Only the span from the line containing "Generate a LaTeX" down to the line containing "(445,295) .. controls" is to be printed, exactly and inclusively, with pictures omitted.

++++++

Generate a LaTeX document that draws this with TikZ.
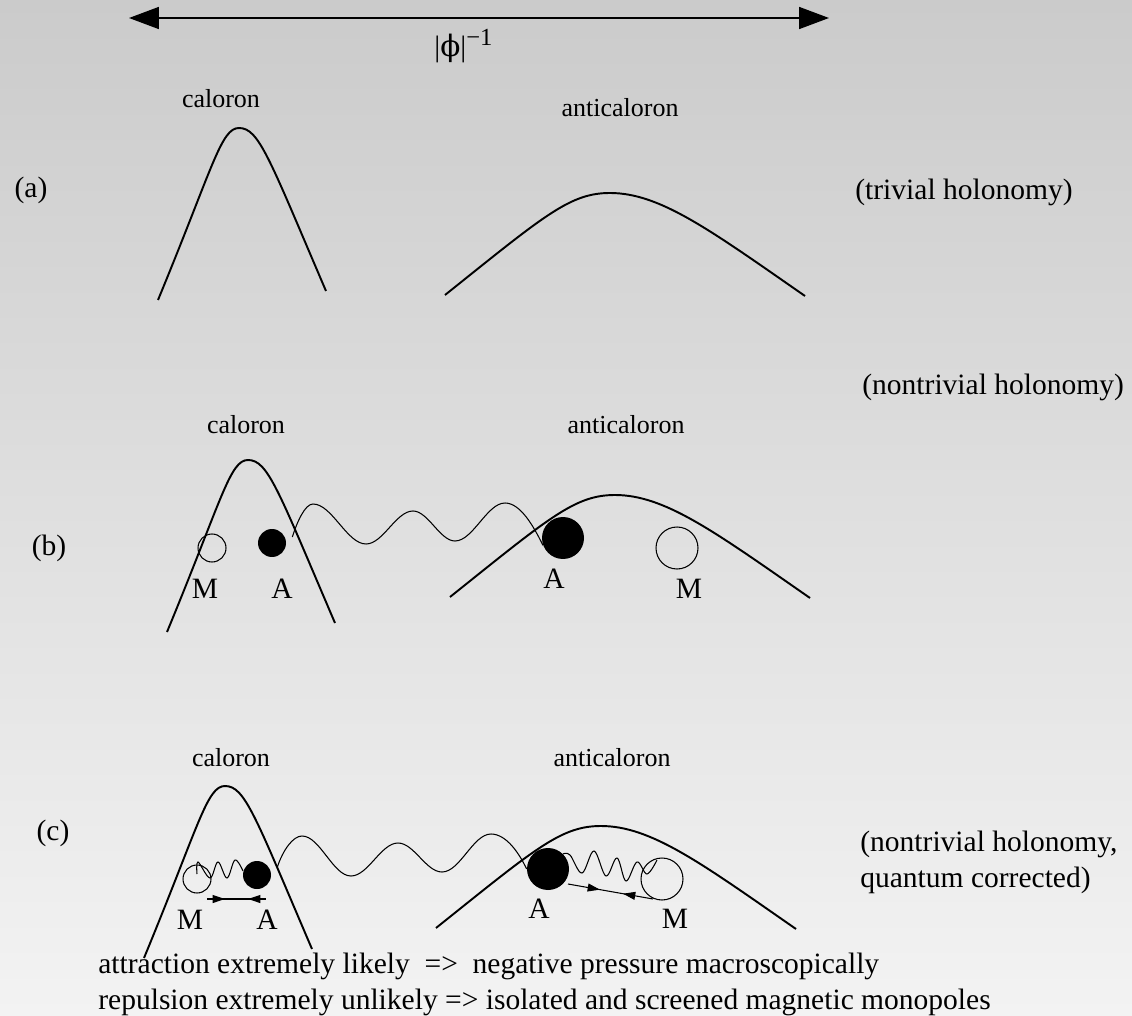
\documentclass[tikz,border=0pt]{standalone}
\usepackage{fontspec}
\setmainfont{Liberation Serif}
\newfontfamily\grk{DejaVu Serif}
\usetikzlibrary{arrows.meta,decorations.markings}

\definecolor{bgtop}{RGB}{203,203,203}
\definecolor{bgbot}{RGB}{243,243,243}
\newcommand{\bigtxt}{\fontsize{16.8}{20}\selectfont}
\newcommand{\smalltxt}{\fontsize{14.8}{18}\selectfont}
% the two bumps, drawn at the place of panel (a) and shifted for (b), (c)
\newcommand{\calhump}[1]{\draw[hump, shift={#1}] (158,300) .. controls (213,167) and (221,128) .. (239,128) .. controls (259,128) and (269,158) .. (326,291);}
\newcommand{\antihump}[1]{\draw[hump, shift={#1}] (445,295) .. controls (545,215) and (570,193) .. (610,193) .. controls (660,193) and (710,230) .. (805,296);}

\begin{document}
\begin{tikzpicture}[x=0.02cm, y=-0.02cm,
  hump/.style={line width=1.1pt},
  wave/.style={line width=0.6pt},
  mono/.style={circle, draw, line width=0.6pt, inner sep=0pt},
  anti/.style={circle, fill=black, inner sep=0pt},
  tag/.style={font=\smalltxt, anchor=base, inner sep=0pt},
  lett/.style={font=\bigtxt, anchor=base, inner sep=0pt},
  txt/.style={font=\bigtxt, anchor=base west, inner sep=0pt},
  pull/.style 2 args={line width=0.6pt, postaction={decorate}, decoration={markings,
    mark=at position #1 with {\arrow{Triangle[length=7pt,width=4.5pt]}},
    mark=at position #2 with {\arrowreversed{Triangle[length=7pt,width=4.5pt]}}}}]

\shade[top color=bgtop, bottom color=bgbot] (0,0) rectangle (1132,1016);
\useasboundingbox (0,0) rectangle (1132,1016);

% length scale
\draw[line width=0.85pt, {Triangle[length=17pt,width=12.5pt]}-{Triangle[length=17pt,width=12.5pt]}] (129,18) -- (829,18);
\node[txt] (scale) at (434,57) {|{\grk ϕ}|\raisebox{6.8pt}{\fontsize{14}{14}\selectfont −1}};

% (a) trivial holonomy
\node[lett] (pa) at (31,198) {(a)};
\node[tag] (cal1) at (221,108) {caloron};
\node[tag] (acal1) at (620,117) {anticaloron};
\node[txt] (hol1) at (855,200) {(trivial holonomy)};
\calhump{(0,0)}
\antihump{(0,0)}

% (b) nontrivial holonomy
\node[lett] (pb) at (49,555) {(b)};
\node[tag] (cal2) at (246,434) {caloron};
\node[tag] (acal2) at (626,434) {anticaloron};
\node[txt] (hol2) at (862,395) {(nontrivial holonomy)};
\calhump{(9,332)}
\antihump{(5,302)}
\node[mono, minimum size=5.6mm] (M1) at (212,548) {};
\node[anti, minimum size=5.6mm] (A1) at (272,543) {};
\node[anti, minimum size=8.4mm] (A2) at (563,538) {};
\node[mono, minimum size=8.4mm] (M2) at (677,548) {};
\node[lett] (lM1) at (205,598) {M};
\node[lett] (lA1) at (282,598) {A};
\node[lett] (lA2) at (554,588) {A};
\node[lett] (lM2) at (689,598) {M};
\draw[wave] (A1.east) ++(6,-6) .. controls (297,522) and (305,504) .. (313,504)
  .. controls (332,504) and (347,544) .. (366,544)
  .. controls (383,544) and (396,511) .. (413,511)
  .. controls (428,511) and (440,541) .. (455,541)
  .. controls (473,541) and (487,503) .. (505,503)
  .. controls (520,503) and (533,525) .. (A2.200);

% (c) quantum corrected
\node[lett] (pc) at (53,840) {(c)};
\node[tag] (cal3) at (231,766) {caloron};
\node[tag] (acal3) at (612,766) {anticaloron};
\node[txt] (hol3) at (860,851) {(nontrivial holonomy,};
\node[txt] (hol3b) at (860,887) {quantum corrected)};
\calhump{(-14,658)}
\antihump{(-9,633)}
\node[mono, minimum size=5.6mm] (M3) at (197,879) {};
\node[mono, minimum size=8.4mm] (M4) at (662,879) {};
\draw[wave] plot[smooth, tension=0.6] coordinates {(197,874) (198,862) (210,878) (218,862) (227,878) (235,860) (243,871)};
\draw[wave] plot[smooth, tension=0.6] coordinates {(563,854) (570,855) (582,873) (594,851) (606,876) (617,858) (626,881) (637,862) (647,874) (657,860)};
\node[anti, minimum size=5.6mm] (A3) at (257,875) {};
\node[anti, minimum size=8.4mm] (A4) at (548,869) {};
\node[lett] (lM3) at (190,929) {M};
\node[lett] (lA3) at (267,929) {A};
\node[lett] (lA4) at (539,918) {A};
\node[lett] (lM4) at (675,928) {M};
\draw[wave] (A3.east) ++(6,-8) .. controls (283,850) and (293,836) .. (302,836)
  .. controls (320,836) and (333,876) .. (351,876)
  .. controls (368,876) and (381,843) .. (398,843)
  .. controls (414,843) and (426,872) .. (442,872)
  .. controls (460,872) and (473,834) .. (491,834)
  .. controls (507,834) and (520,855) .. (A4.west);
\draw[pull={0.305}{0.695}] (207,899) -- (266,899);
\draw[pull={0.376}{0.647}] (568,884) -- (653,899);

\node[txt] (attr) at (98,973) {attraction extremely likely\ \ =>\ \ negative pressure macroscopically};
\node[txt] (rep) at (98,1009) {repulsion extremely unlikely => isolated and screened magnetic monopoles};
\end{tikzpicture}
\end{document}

++++++

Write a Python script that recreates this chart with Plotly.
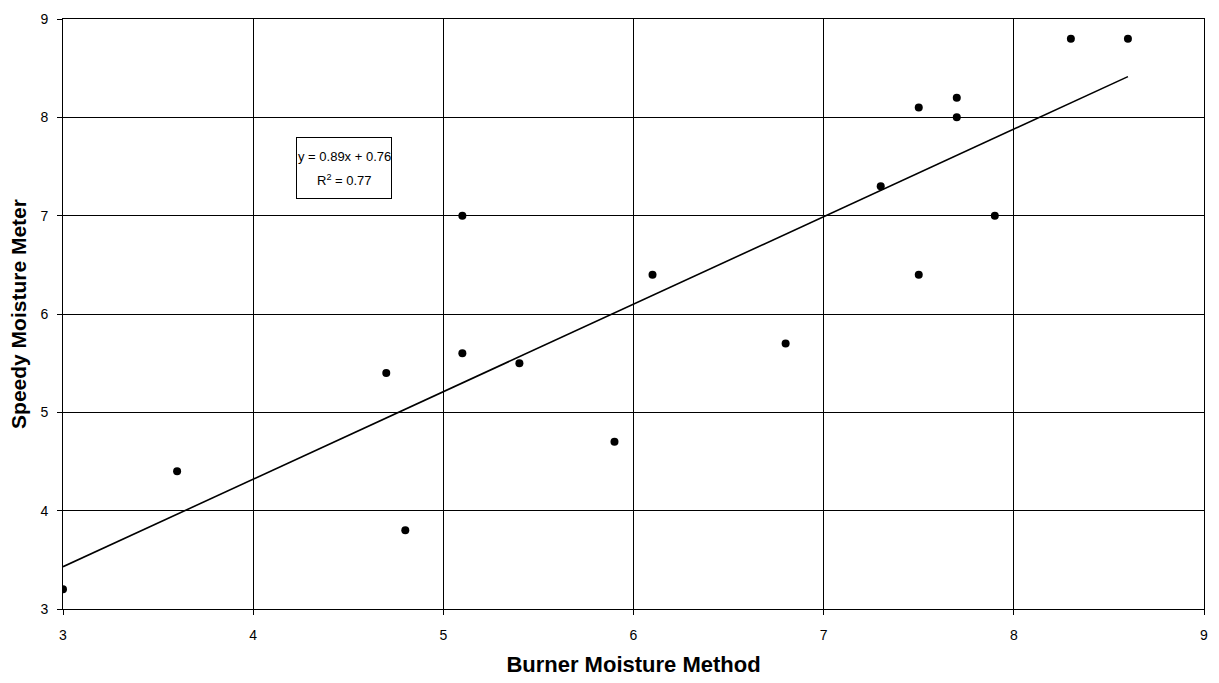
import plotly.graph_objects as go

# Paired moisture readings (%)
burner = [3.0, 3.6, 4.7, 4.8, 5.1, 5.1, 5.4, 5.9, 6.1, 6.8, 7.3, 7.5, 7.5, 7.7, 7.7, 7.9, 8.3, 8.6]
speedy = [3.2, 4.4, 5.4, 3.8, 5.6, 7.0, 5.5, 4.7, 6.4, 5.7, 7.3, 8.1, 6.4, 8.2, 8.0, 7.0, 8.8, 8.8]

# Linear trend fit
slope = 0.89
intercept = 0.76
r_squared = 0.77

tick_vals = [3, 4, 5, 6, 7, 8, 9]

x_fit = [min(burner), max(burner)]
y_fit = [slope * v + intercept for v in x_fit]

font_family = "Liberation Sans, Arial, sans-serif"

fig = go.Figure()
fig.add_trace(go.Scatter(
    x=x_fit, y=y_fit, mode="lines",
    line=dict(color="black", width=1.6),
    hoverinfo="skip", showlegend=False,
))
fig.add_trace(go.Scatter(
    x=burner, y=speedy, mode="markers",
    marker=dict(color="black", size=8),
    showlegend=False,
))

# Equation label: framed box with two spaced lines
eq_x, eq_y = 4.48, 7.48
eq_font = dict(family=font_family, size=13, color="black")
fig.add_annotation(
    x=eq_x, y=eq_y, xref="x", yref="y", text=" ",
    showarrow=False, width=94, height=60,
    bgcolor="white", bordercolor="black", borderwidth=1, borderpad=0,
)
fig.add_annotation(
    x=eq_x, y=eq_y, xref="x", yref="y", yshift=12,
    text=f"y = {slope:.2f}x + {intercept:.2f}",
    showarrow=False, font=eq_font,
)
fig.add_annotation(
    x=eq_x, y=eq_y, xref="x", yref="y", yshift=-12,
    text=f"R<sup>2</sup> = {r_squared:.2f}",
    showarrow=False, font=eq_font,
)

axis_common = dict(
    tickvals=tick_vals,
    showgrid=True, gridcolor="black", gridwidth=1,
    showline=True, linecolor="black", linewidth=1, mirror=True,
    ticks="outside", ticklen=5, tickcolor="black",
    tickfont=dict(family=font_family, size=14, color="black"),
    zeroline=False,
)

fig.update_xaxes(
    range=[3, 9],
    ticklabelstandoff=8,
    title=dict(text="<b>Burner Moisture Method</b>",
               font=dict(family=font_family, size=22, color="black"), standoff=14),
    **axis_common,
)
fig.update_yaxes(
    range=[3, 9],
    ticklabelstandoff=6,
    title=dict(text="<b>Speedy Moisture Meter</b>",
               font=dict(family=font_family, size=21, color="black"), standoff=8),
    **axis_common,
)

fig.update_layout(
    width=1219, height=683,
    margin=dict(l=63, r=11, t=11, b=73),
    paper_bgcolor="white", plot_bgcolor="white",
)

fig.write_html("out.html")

++++++

■ Result of this exercise ■
Generate a LaTeX document that draws this with TikZ.
\documentclass[tikz,border=0pt]{standalone}
\usepackage{fontspec}
\setmainfont{Liberation Serif}
\newfontfamily\grk{DejaVu Serif}
\usetikzlibrary{arrows.meta,decorations.markings}

\definecolor{bgtop}{RGB}{203,203,203}
\definecolor{bgbot}{RGB}{243,243,243}
\newcommand{\bigtxt}{\fontsize{16.8}{20}\selectfont}
\newcommand{\smalltxt}{\fontsize{14.8}{18}\selectfont}
% the two bumps, drawn at the place of panel (a) and shifted for (b), (c)
\newcommand{\calhump}[1]{\draw[hump, shift={#1}] (158,300) .. controls (213,167) and (221,128) .. (239,128) .. controls (259,128) and (269,158) .. (326,291);}
\newcommand{\antihump}[1]{\draw[hump, shift={#1}] (445,295) .. controls (545,215) and (570,193) .. (610,193) .. controls (660,193) and (710,230) .. (805,296);}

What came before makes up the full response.